Это становится возможным в связи с введением в исследование исходной точки и конечного пункта земной истории. Появляется как бы эталон, с которым можно сравнивать реальные события. Правда, этот эталон имеет умозрительный характер, поскольку все сведения о Царстве Небесном получены из мистического опыта.
Я думаю, что вряд ли кто-‐либо будет спорить с тем, что традиционная история как наука никого и ничему не учила (я имею ввиду практическую -‐ политическую и социальную -‐ сторону). Предлагаемый подход придает науке моральное измерение и прогностическую функцию. Ведь в конце концов, в чем смысл изучения истории, если не в том, чтобы понять наш путь, цель, смысл происходящего. По сути именно соотнесение постоянного воплощения Замысла с историческим Воплощением и есть смысл истории.
Тогда мы имеем две триады: «Замысел -‐ Богочеловек -‐ человек» и «Замысел -‐ Царство Небесное -‐ общество». Богословие учит, что воплощение Царства Небесного на земле -‐ это Церковь. Здесь не место для дискуссии на подобную тему, отмечу лишь, что если это так, то далеко не все согласятся пребывать в Царствии Небесном -‐ слишком уж много пороков у его земного воплощения. Церковь объясняет такое положение тем, что она -‐ не только святая, небесная, но и грешная, земная. Но это утверждение несколько удивляет -‐ не помешала же Богочеловеку Его земная составляющая оставаться безгрешным… Видимо, пора вернуться к тому важному нюансу, о котором я уже упоминала -‐ происхождение социума из грехопадения. Если Богочеловек -‐ Сын Божий, рожденный прежде всех веков, то социум -‐ «сын греха». И тогда если Богочеловек сошел от Отца на землю, то социум должен подняться к Нему. И в принципе этот процесс давно начался -‐ с того исторического момента, когда на смену разделению пришло объединение. Точнее, такая тенденция существовала всегда -‐ объединение родов в племя, всевозможные империи, затем союзы, блоки… Параллельно, но в том же направлении идет размывание различных социальных категорий.
СУЩЕСТВУЮТ ЛИ ИСТОРИЧЕСКИЕ ЗАКОНОМЕРНОСТИ
«ПОСЛЕ РАДОСТЕЙ НЕПРИЯТНОСТИ…»
В предыдущей главе мы говорили о том, есть ли цель у исторического процесса, и я старалась показать, что есть, что история человечества -‐ это не бесконечное и бессмысленное кружение бесчисленных судеб.
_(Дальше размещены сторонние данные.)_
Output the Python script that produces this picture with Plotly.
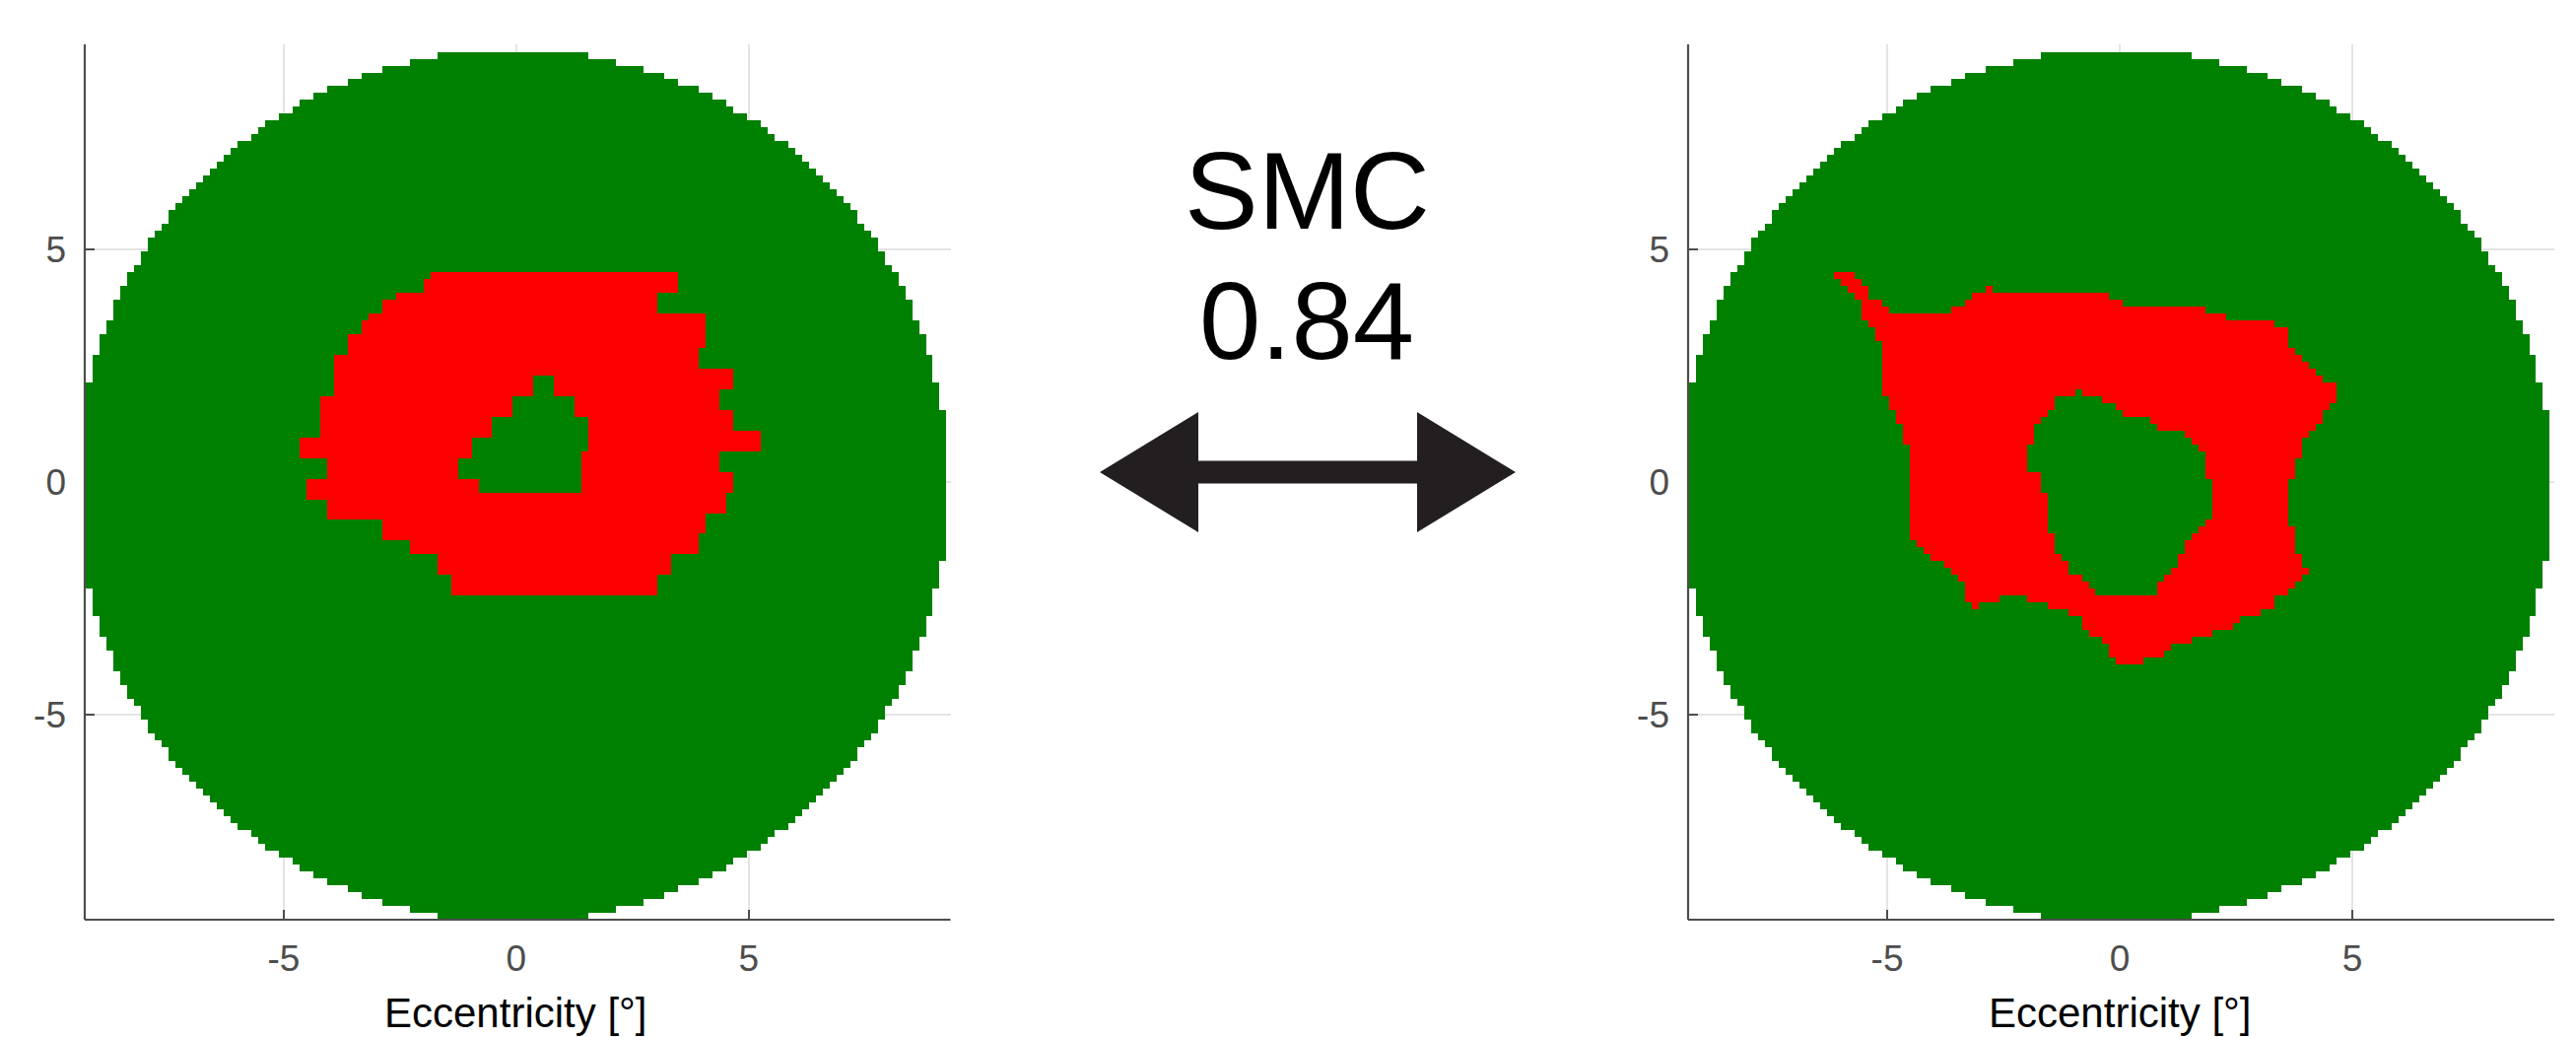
import numpy as np
import plotly.graph_objects as go

# ---------------------------------------------------------------------------
# Test grid and field
# ---------------------------------------------------------------------------
CELL = 0.148                 # spacing of the stimulus grid (deg)
FIELD_RADIUS = 9.385         # radius of the tested field (deg)
GRID_INDEX = np.arange(-64, 64)

# Scotoma outlines (deg) — left map
left_outer_x = [-1.83, 3.50, 3.50, 3.06, 3.06, 4.09, 4.09, 3.95, 3.95, 4.68, 4.68, 4.38,
                4.38, 4.68, 4.68, 5.28, 5.28, 4.38, 4.38, 4.68, 4.68, 4.53, 4.53, 4.09,
                4.09, 3.95, 3.95, 3.35, 3.35, 3.06, 3.06, -1.39, -1.39, -1.69, -1.69, -2.27,
                -2.27, -2.87, -2.87, -4.06, -4.06, -4.50, -4.50, -4.06, -4.06, -4.65, -4.65, -4.21,
                -4.21, -3.92, -3.92, -3.62, -3.62, -3.32, -3.32, -3.17, -3.17, -2.87, -2.87, -2.57,
                -2.57, -1.98, -1.98, -1.83]
left_outer_y = [4.54, 4.54, 4.10, 4.10, 3.655, 3.655, 2.91, 2.91, 2.465, 2.465, 2.02, 2.02,
                1.573, 1.573, 1.127, 1.127, 0.689, 0.689, 0.242, 0.242, -0.20, -0.20, -0.65, -0.65,
                -1.10, -1.10, -1.53, -1.53, -1.98, -1.98, -2.42, -2.42, -1.97, -1.97, -1.53, -1.53,
                -1.23, -1.23, -0.78, -0.78, -0.35, -0.35, 0.10, 0.10, 0.54, 0.54, 0.985, 0.985,
                1.87, 1.87, 2.77, 2.77, 3.21, 3.21, 3.51, 3.51, 3.655, 3.655, 3.95, 3.95,
                4.10, 4.10, 4.40, 4.40]
left_hole_x = [0.39, 0.82, 0.82, 1.27, 1.27, 1.57, 1.57, 1.42, 1.42, -0.78, -0.78, -1.24,
               -1.24, -0.93, -0.93, -0.49, -0.49, -0.05, -0.05, 0.39]
left_hole_y = [2.32, 2.32, 1.87, 1.87, 1.43, 1.43, 0.69, 0.69, -0.19, -0.19, 0.10, 0.10,
               0.54, 0.54, 0.985, 0.985, 1.43, 1.43, 1.87, 1.87]

# Scotoma outlines (deg) — right map
right_outer_x = [-6.14, -5.70, -5.70, -5.55, -5.55, -5.40, -5.40, -5.11, -5.11, -4.96, -4.96, -3.63,
                 -3.63, -3.33, -3.33, -3.18, -3.18, -2.89, -2.89, -2.74, -2.74, -0.23, -0.23, 0.07,
                 0.07, 1.85, 1.85, 2.29, 2.29, 3.33, 3.33, 3.62, 3.62, 3.78, 3.78, 3.93,
                 3.93, 4.08, 4.08, 4.22, 4.22, 4.37, 4.37, 4.66, 4.66, 4.51, 4.51, 4.37,
                 4.37, 4.22, 4.22, 4.08, 4.08, 3.93, 3.93, 3.78, 3.78, 3.62, 3.62, 3.78,
                 3.78, 3.93, 3.93, 4.08, 4.08, 3.93, 3.93, 3.78, 3.78, 3.62, 3.62, 3.33,
                 3.33, 3.04, 3.04, 2.59, 2.59, 2.44, 2.44, 2.00, 2.00, 1.56, 1.56, 1.11,
                 1.11, 0.96, 0.96, 0.52, 0.52, -0.08, -0.08, -0.23, -0.23, -0.37, -0.37, -0.66,
                 -0.66, -0.81, -0.81, -1.11, -1.11, -1.55, -1.55, -1.99, -1.99, -2.60, -2.60, -3.03,
                 -3.03, -3.18, -3.18, -3.33, -3.33, -3.48, -3.48, -3.63, -3.63, -3.78, -3.78, -4.07,
                 -4.07, -4.22, -4.22, -4.37, -4.37, -4.52, -4.52, -4.67, -4.67, -4.82, -4.82, -4.96,
                 -4.96, -5.11, -5.11, -5.26, -5.26, -5.40, -5.40, -5.55, -5.55, -5.70, -5.70, -5.85,
                 -5.85, -6.00, -6.00, -6.14]
right_outer_y = [4.54, 4.54, 4.39, 4.39, 4.24, 4.24, 3.94, 3.94, 3.80, 3.80, 3.65, 3.65,
                 3.80, 3.80, 3.94, 3.94, 4.09, 4.09, 4.24, 4.24, 4.09, 4.09, 3.94, 3.94,
                 3.80, 3.80, 3.65, 3.65, 3.50, 3.50, 3.35, 3.35, 2.90, 2.90, 2.75, 2.75,
                 2.61, 2.61, 2.46, 2.46, 2.31, 2.31, 2.16, 2.16, 1.72, 1.72, 1.57, 1.57,
                 1.27, 1.27, 1.13, 1.13, 0.98, 0.98, 0.53, 0.53, 0.08, 0.08, -0.95, -0.95,
                 -1.55, -1.55, -1.84, -1.84, -1.99, -1.99, -2.13, -2.13, -2.28, -2.28, -2.43, -2.43,
                 -2.73, -2.73, -2.88, -2.88, -3.03, -3.03, -3.18, -3.18, -3.32, -3.32, -3.47, -3.47,
                 -3.62, -3.62, -3.77, -3.77, -3.92, -3.92, -3.77, -3.77, -3.47, -3.47, -3.32, -3.32,
                 -3.18, -3.18, -2.88, -2.88, -2.73, -2.73, -2.58, -2.58, -2.43, -2.43, -2.58, -2.58,
                 -2.73, -2.73, -2.58, -2.58, -2.13, -2.13, -1.99, -1.99, -1.84, -1.84, -1.69, -1.69,
                 -1.55, -1.55, -1.40, -1.40, -1.25, -1.25, 0.83, 0.83, 1.27, 1.27, 1.57, 1.57,
                 1.86, 1.86, 3.05, 3.05, 3.35, 3.35, 3.50, 3.50, 3.94, 3.94, 4.09, 4.09,
                 4.24, 4.24, 4.39, 4.39]
right_hole_x = [-0.94, -0.81, -0.81, -0.37, -0.37, -0.08, -0.08, 0.07, 0.07, 0.67, 0.67, 0.82,
                0.82, 1.41, 1.41, 1.56, 1.56, 1.70, 1.70, 1.85, 1.85, 2.00, 2.00, 1.85,
                1.85, 1.70, 1.70, 1.56, 1.56, 1.41, 1.41, 1.26, 1.26, 1.11, 1.11, 0.96,
                0.96, 0.82, 0.82, -0.51, -0.51, -0.66, -0.66, -0.81, -0.81, -1.11, -1.11, -1.26,
                -1.26, -1.40, -1.40, -1.55, -1.55, -1.70, -1.70, -1.99, -1.99, -1.84, -1.84, -1.70,
                -1.70, -1.55, -1.55, -1.40, -1.40, -0.94]
right_hole_y = [2.01, 2.01, 1.86, 1.86, 1.72, 1.72, 1.57, 1.57, 1.42, 1.42, 1.27, 1.27,
                1.13, 1.13, 0.98, 0.98, 0.83, 0.83, 0.68, 0.68, 0.08, 0.08, -0.81, -0.81,
                -0.95, -0.95, -1.10, -1.10, -1.25, -1.25, -1.55, -1.55, -1.84, -1.84, -1.99, -1.99,
                -2.13, -2.13, -2.43, -2.43, -2.28, -2.28, -2.13, -2.13, -1.99, -1.99, -1.69, -1.69,
                -1.55, -1.55, -1.10, -1.10, -0.21, -0.21, 0.23, 0.23, 0.83, 0.83, 1.27, 1.27,
                1.42, 1.42, 1.57, 1.57, 1.86, 1.86]

smc_value = 0.84
tick_values = [-5, 0, 5]
tick_text = ["-5", "0", "5"]
x_title = "Eccentricity [°]"

# ---------------------------------------------------------------------------
W, H = 2614, 1052
FONT = "Liberation Sans, Arial, Helvetica, sans-serif"
AXIS_GREY = "#4D4D4D"
GREEN = "#008000"
RED = "#FF0000"


def in_polygon(px, py, vx, vy):
    """Even-odd point-in-polygon test on arrays of points."""
    vx = np.asarray(vx, float)
    vy = np.asarray(vy, float)
    inside = np.zeros(px.shape, dtype=bool)
    j = len(vx) - 1
    for i in range(len(vx)):
        xi, yi, xj, yj = vx[i], vy[i], vx[j], vy[j]
        crosses = (yi > py) != (yj > py)
        if yj != yi:
            x_cross = (xj - xi) * (py - yi) / (yj - yi) + xi
            inside ^= crosses & (px < x_cross)
        j = i
    return inside


centers = GRID_INDEX * CELL
CX, CY = np.meshgrid(centers, centers)
in_field = (CX + CELL / 2) ** 2 + (CY + CELL / 2) ** 2 <= FIELD_RADIUS ** 2


def field_map(ox, oy, hx, hy):
    scotoma = in_polygon(CX, CY, ox, oy) & ~in_polygon(CX, CY, hx, hy)
    z = np.where(in_field, 0.0, np.nan)
    z[in_field & scotoma] = 1.0
    return z


maps = [field_map(left_outer_x, left_outer_y, left_hole_x, left_hole_y),
        field_map(right_outer_x, right_outer_y, right_hole_x, right_hole_y)]

fig = go.Figure()
colorscale = [[0, GREEN], [0.5, GREEN], [0.5, RED], [1, RED]]
for k, z in enumerate(maps):
    fig.add_trace(go.Heatmap(
        x=centers, y=centers, z=z, zmin=0, zmax=1,
        colorscale=colorscale, showscale=False, hoverinfo="skip",
        xaxis="x" if k == 0 else "x2", yaxis="y" if k == 0 else "y2"))

y_dom = [1 - 933 / H, 1 - 45 / H]
x_doms = [[86 / W, 964.5 / W], [1713 / W, 2592 / W]]

axis_common = dict(
    tickmode="array", tickvals=tick_values, ticktext=tick_text,
    ticks="inside", ticklen=10, tickwidth=2, tickcolor=AXIS_GREY,
    showgrid=True, gridcolor="#E4E4E4", gridwidth=1.5,
    zeroline=False, showline=False, layer="below traces",
    tickfont=dict(family=FONT, size=37, color=AXIS_GREY),
    fixedrange=True,
)

layout = dict(
    width=W, height=H, margin=dict(l=0, r=0, t=0, b=0),
    paper_bgcolor="white", plot_bgcolor="white", showlegend=False,
)
for k, dom in enumerate(x_doms):
    sfx = "" if k == 0 else "2"
    layout["xaxis" + sfx] = dict(axis_common, domain=dom, range=[-9.28, 9.34],
                                 anchor="y" + sfx, ticklabelstandoff=14)
    layout["yaxis" + sfx] = dict(axis_common, domain=y_dom, range=[-9.41, 9.41],
                                 anchor="x" + sfx, ticklabelstandoff=18)
fig.update_layout(**layout)

shapes = []
annotations = []
for k in range(2):
    sfx = "" if k == 0 else "2"
    # left and bottom axis lines drawn on top of the maps
    shapes.append(dict(type="line", xref=f"x{sfx} domain", yref=f"y{sfx} domain",
                       x0=0, x1=1, y0=0, y1=0, layer="above",
                       line=dict(color=AXIS_GREY, width=2.2)))
    shapes.append(dict(type="line", xref=f"x{sfx} domain", yref=f"y{sfx} domain",
                       x0=0, x1=0, y0=0, y1=1, layer="above",
                       line=dict(color=AXIS_GREY, width=2.2)))
    annotations.append(dict(text=x_title, xref=f"x{sfx}", x=0, yref="paper",
                            y=1 - 1002 / H, yanchor="top", xanchor="center",
                            showarrow=False,
                            font=dict(family=FONT, size=42, color="black")))

# similarity index between the two maps
mid_x = 1326 / W
annotations.append(dict(text="SMC", xref="paper", yref="paper", x=mid_x, y=1 - 194 / H,
                        xanchor="center", yanchor="middle", showarrow=False,
                        font=dict(family=FONT, size=112, color="black")))
annotations.append(dict(text=f"{smc_value:.2f}", xref="paper", yref="paper", x=mid_x,
                        y=1 - 326 / H, xanchor="center", yanchor="middle", showarrow=False,
                        font=dict(family=FONT, size=112, color="black")))

# double-headed arrow between the maps (pixel geometry)
ax_l, ax_r = 1116, 1538
head_l, head_r = 1216, 1438
ay, head_h, shaft_h = 479, 61, 11.5
pts = [(ax_l, ay), (head_l, ay - head_h), (head_l, ay - shaft_h), (head_r, ay - shaft_h),
       (head_r, ay - head_h), (ax_r, ay), (head_r, ay + head_h), (head_r, ay + shaft_h),
       (head_l, ay + shaft_h), (head_l, ay + head_h)]
path = "M " + " L ".join(f"{px / W:.5f},{1 - py / H:.5f}" for px, py in pts) + " Z"
shapes.append(dict(type="path", path=path, xref="paper", yref="paper",
                   fillcolor="#231F20", line=dict(width=0)))

fig.update_layout(shapes=shapes, annotations=annotations)
fig.write_html("out.html")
Но если я права, то, по-‐видимому, должны существовать исторические закономерности.
Осознание специфики гуманитарной науки и ее методов, как известно, относится к к. XIX -‐ н. XX вв. В неокантианской школе формулируется тезис, что «науки о культуре» изучают индивидуальные явления, а «науки о природе» -‐ общие законы.
М. Вебер писал: «Для естественных наук важность и ценость „законов“ прямо пропорциональна степени их общезначимости; для познания исторических явлений в их конкретных условиях наиболее общие законы, в наибольшей степени лишенные содержания, имеют, как правило, наименьшую ценность… В науках о культуре познание общего никогда не бывает ценным как таковое…».
Правда, при этом он отмечает, что в области наук о культуре познание общего, образование абстрактных родовых понятий и знание правил, попытки формулировать «закономерные» связи вообще не имеют научного оправдания, но они -‐ не цель, а средство познания. То есть на самом деле их нет, но с их помощью легче проводить исследование. Честно говоря, я бы сказала, что проще придать историческому произведению, по сути относящемуся к искусству, наукообразный вид.
Но со временем все же победила точка зрения, согласно которой исторические закономерности все же есть. И среди всех критериев определения конкретно-‐исторических закономерностей наибольшее внимание привлекает пространственный.